[Dataset items]
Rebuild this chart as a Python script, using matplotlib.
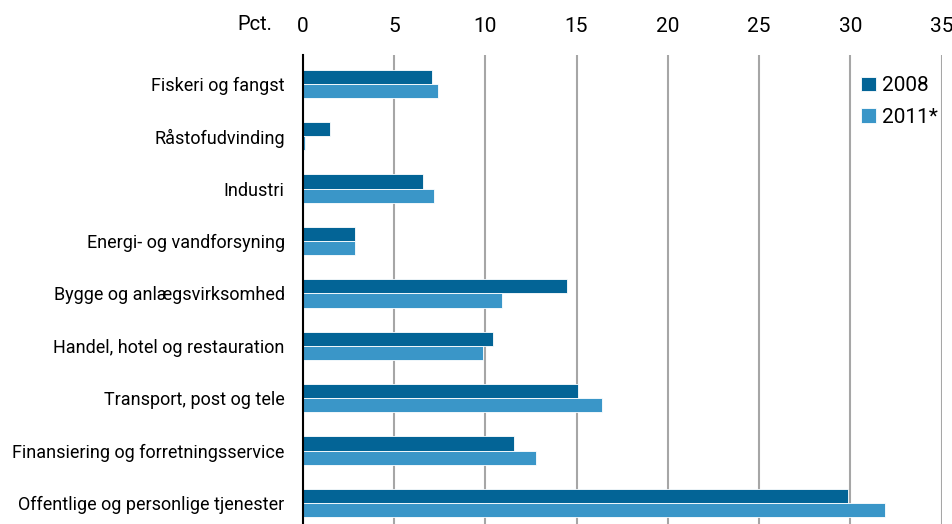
import numpy as np
import matplotlib.pyplot as plt

plt.rcParams["font.family"] = ["Roboto", "DejaVu Sans"]

kategorier = ["Fiskeri og fangst", "Råstofudvinding", "Industri",
              "Energi- og vandforsyning", "Bygge og anlægsvirksomhed",
              "Handel, hotel og restauration", "Transport, post og tele",
              "Finansiering og forretningsservice",
              "Offentlige og personlige tjenester"]
v2008 = [7.1, 1.5, 6.6, 2.85, 14.5, 10.4, 15.1, 11.6, 29.9]
v2011 = [7.4, 0.15, 7.2, 2.85, 10.9, 9.9, 16.4, 12.8, 31.9]
xticks = [0, 5, 10, 15, 20, 25, 30, 35]

fig = plt.figure(figsize=(9.52, 5.24), dpi=100)
ax = fig.add_axes([0.318, 0.0, 0.671, 0.895])

y = np.arange(len(kategorier))
h = 0.27
ax.barh(y - h/2, v2008, height=h, color="#036496", edgecolor="white", linewidth=0.6, label="2008", zorder=3)
ax.barh(y + h/2, v2011, height=h, color="#3a96c8", edgecolor="white", linewidth=0.6, label="2011*", zorder=3)

ax.set_xlim(0, 35)
ax.set_ylim(8.4, -0.55)
ax.set_xticks(xticks)
ax.xaxis.tick_top()
ax.tick_params(axis="x", length=0, pad=14, labelsize=15)
ax.tick_params(axis="y", length=0, pad=13, labelsize=13)
ax.set_yticks(y)
ax.set_yticklabels(kategorier)
ax.grid(axis="x", color="#a6a6a6", linewidth=1.5, zorder=0)
for s in ["top", "right", "bottom"]:
    ax.spines[s].set_visible(False)
ax.spines["left"].set_color("black")
ax.spines["left"].set_linewidth(1.5)
ax.spines["left"].set_zorder(4)

fig.text(0.268, 0.953, "Pct.", fontsize=14.5, ha="center", va="center")

leg = ax.legend(loc="upper right", bbox_to_anchor=(1.02, 0.99), frameon=False,
                fontsize=15, handlelength=0.7, handleheight=0.7,
                handletextpad=0.3, labelspacing=0.6, borderpad=0.3)

fig.savefig("out.png", dpi=100)
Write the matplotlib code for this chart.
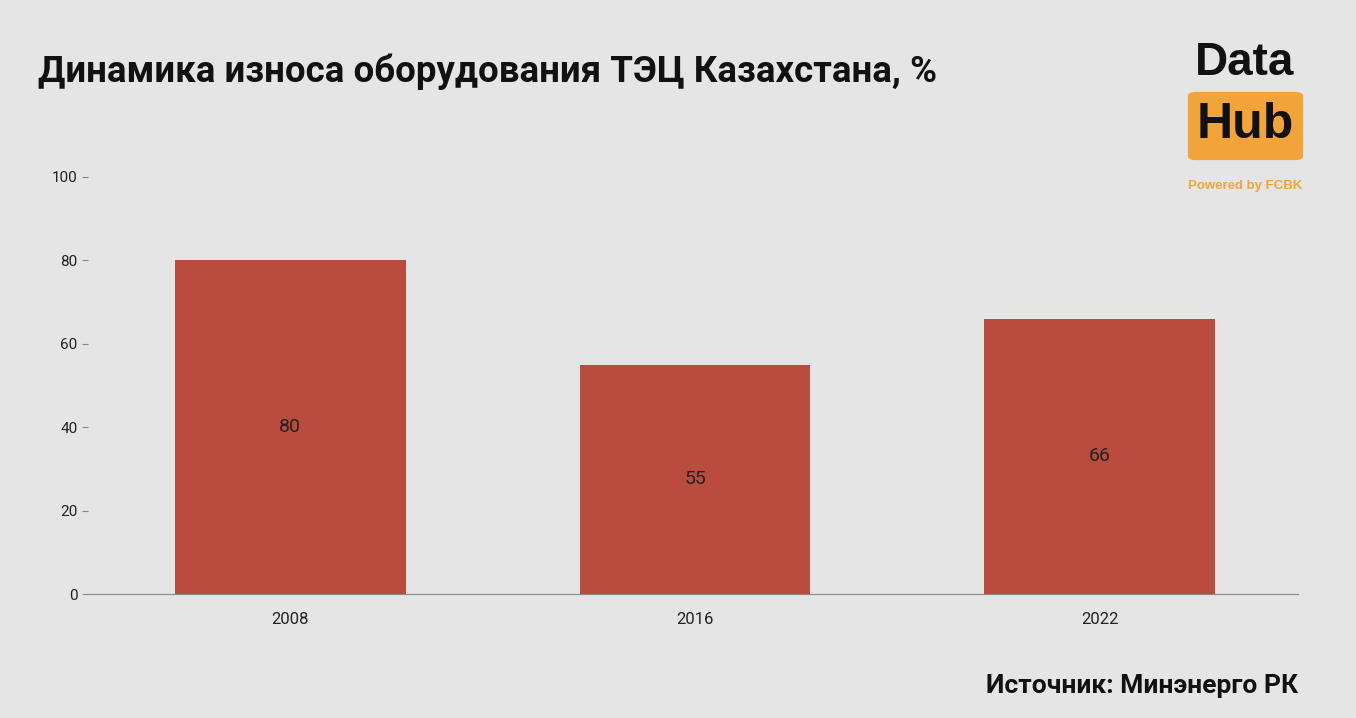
import matplotlib.pyplot as plt
from matplotlib.patches import FancyBboxPatch

plt.rcParams['font.family'] = ['Roboto', 'DejaVu Sans']

years = ['2008', '2016', '2022']
wear = [80, 55, 66]

bg = '#e5e5e5'
bar_color = '#b94c3e'

fig = plt.figure(figsize=(13.56, 7.18), dpi=100, facecolor=bg)
ax = fig.add_axes([0.0649, 0.1727, 0.8923, 0.5808])
ax.set_facecolor(bg)

x = range(len(years))
bars = ax.bar(x, wear, width=0.57, color=bar_color)
for b, v in zip(bars, wear):
    ax.text(b.get_x() + b.get_width() / 2, v / 2, str(v), ha='center', va='center',
            fontsize=14, color='#222222')

ax.set_xticks(list(x))
ax.set_xticklabels(years, fontsize=12, color='#222222')
ax.set_xlim(-0.5, 2.49)
ax.set_ylim(0, 100)
ax.set_yticks([0, 20, 40, 60, 80, 100])
ax.tick_params(axis='y', labelsize=11, colors='#222222', length=4, color='#888888')
ax.tick_params(axis='x', length=0, pad=13)
for s in ['top', 'right', 'left']:
    ax.spines[s].set_visible(False)
ax.spines['bottom'].set_color('#888888')

fig.text(0.028, 0.9, 'Динамика износа оборудования ТЭЦ Казахстана, %', fontsize=26.4,
         fontweight='bold', va='center', ha='left', color='#111111')

# logo
logo_font = ['Liberation Sans', 'DejaVu Sans']
fig.text(0.918, 0.912, 'Data', fontsize=33, fontweight='bold', ha='center', va='center',
         color='#111111', family=logo_font)
box = FancyBboxPatch((0.876, 0.777), 0.085, 0.095, boxstyle='round,pad=0,rounding_size=0.006',
                     transform=fig.transFigure, facecolor='#f2a33a', edgecolor='none')
fig.patches.append(box)
fig.text(0.918, 0.826, 'Hub', fontsize=36, fontweight='bold', ha='center', va='center',
         color='#111111', family=logo_font)
fig.text(0.918, 0.741, 'Powered by FCBK', fontsize=9.5, fontweight='bold', ha='center', va='center',
         color='#f2a33a', family=logo_font)

fig.text(0.957, 0.045, 'Источник: Минэнерго РК', fontsize=19, fontweight='bold', ha='right',
         va='center', color='#111111')

fig.savefig('out.png', dpi=100, facecolor=bg)
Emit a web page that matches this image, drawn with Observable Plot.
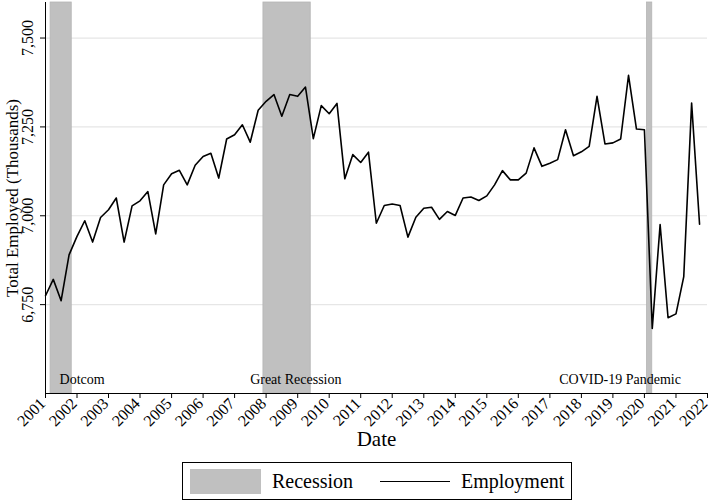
<!DOCTYPE html>
<html>
<head>
<meta charset="utf-8">
<script src="https://cdn.jsdelivr.net/npm/d3@7"></script>
<script src="https://cdn.jsdelivr.net/npm/@observablehq/plot@0.6"></script>
<style>
  body { margin: 0; background: #fff; font-family: "Liberation Serif", "DejaVu Serif", serif; }
  #wrap { position: relative; width: 713px; height: 504px; }
  #legend { position: absolute; left: 182px; top: 462px; width: 390px; height: 38px; border: 1.3px solid #000; box-sizing: border-box; }
  #legend .sw { position: absolute; left: 7px; top: 6px; width: 71px; height: 25px; background: #c0c0c0; }
  #legend .ln { position: absolute; left: 197px; top: 18px; width: 70px; height: 0; border-top: 1.8px solid #000; }
  #legend .t { position: absolute; top: 7px; font-size: 20px; line-height: 22px; color: #000; }
</style>
</head>
<body>
<div id="wrap">
  <div id="chart"></div>
  <div id="legend">
    <div class="sw"></div><div class="t" style="left:89px">Recession</div>
    <div class="ln"></div><div class="t" style="left:278px">Employment</div>
  </div>
</div>
<script>
// Quarterly employment (thousands), 2001 Q1 .. 2021 Q4
const startYear = 2001;
const employment = [
  6775, 6821, 6761, 6890, 6942, 6986, 6926, 6995,
  7017, 7050, 6926, 7028, 7042, 7068, 6949, 7087,
  7118, 7128, 7087, 7142, 7167, 7176, 7106, 7216,
  7228, 7256, 7207, 7297, 7322, 7341, 7280, 7341,
  7336, 7362, 7217, 7310, 7287, 7316, 7104, 7172,
  7150, 7179, 6979, 7029, 7033, 7029, 6940, 6996,
  7021, 7024, 6990, 7012, 7001, 7050, 7053, 7043,
  7056, 7087, 7127, 7101, 7101, 7120, 7191, 7139,
  7148, 7158, 7242, 7169, 7180, 7195, 7336, 7202,
  7205, 7216, 7395, 7244, 7242, 6683, 6975, 6713,
  6724, 6829, 7317, 6976
];
const recessionStart = ["2001-03-01", "2007-12-01", "2020-02-01"];
const recessionEnd   = ["2001-11-01", "2009-06-01", "2020-04-01"];
const recessionName  = ["Dotcom", "Great Recession", "COVID-19 Pandemic"];
const recessionLabelAt = ["2002-03-01", "2008-12-10", "2019-03-25"];
const yTicks = [6750, 7000, 7250, 7500];
const xTickYears = [2001, 2002, 2003, 2004, 2005, 2006, 2007, 2008, 2009, 2010, 2011,
                    2012, 2013, 2014, 2015, 2016, 2017, 2018, 2019, 2020, 2021, 2022];

const series = employment.map((v, i) => ({
  date: new Date(Date.UTC(startYear + Math.floor(i / 4), (i % 4) * 3, 1)),
  value: v
}));
const recessions = recessionStart.map((s, i) => ({
  start: new Date(s + "T00:00:00Z"),
  end: new Date(recessionEnd[i] + "T00:00:00Z"),
  name: recessionName[i],
  at: new Date(recessionLabelAt[i] + "T00:00:00Z")
}));
const xTicks = xTickYears.map(y => ({ date: new Date(Date.UTC(y, 0, 1)), label: String(y) }));

const chart = Plot.plot({
  width: 713,
  height: 450,
  marginLeft: 45,
  marginRight: 6,
  marginTop: 2,
  marginBottom: 57,
  style: { fontFamily: "Liberation Serif, serif", fontSize: "16px", color: "#000", background: "#fff", overflow: "visible" },
  x: {
    type: "utc",
    domain: [xTicks[0].date, xTicks[xTicks.length - 1].date],
    ticks: xTicks.map(d => d.date),
    tickFormat: () => "",
    tickSize: 5,
    label: "Date",
    labelArrow: "none",
    labelAnchor: "center",
    labelOffset: 52
  },
  y: {
    domain: [6500, 7600],
    ticks: yTicks,
    tickFormat: d3.format(","),
    tickRotate: -90,
    tickSize: 5,
    tickPadding: 8,
    label: "Total Employed (Thousands)",
    labelArrow: "none",
    labelAnchor: "center",
    labelOffset: 40
  },
  marks: [
    Plot.ruleY(yTicks, { stroke: "#e6e6e6", strokeWidth: 1.2 }),
    Plot.rect(recessions, { x1: "start", x2: "end", fill: "#c0c0c0", stroke: "#b4b4b4", strokeWidth: 0.8 }),
    Plot.line(series, { x: "date", y: "value", stroke: "#000", strokeWidth: 1.6 }),
    Plot.text(recessions, { x: "at", text: "name", frameAnchor: "bottom", dy: -10, fontSize: 14, fill: "#000" }),
    Plot.ruleX([xTicks[0].date], { stroke: "#000", strokeWidth: 1 }),
    Plot.ruleY([6500], { stroke: "#000", strokeWidth: 1.2 }),
    Plot.text(xTicks, { x: "date", text: "label", frameAnchor: "bottom", rotate: -45, textAnchor: "end",
                        lineAnchor: "bottom", dx: 1, dy: 11, fontSize: 16, fill: "#000", clip: false })
  ]
});
document.getElementById("chart").appendChild(chart);
chart.querySelectorAll("[aria-label='x-axis label'] text").forEach(t => { t.style.fontSize = "21px"; });
chart.querySelectorAll("[aria-label='y-axis label'] text").forEach(t => { t.style.fontSize = "17px"; });
</script>
</body>
</html>
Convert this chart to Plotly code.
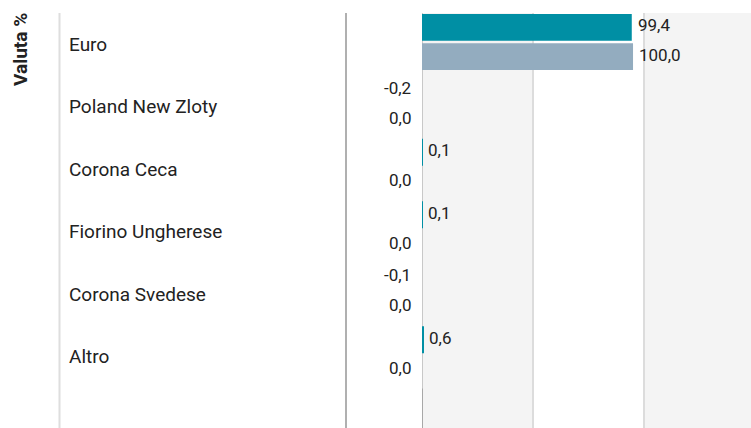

> **SHORT TASK**:
Pull out each line holding the string "this".

> **TASK RESULT**:
Rebuild this chart as a Python script, using matplotlib.
Write the matplotlib code for this chart.
Emit a web page that matches this image, drawn with Observable Plot.
Convert this chart to Plotly code.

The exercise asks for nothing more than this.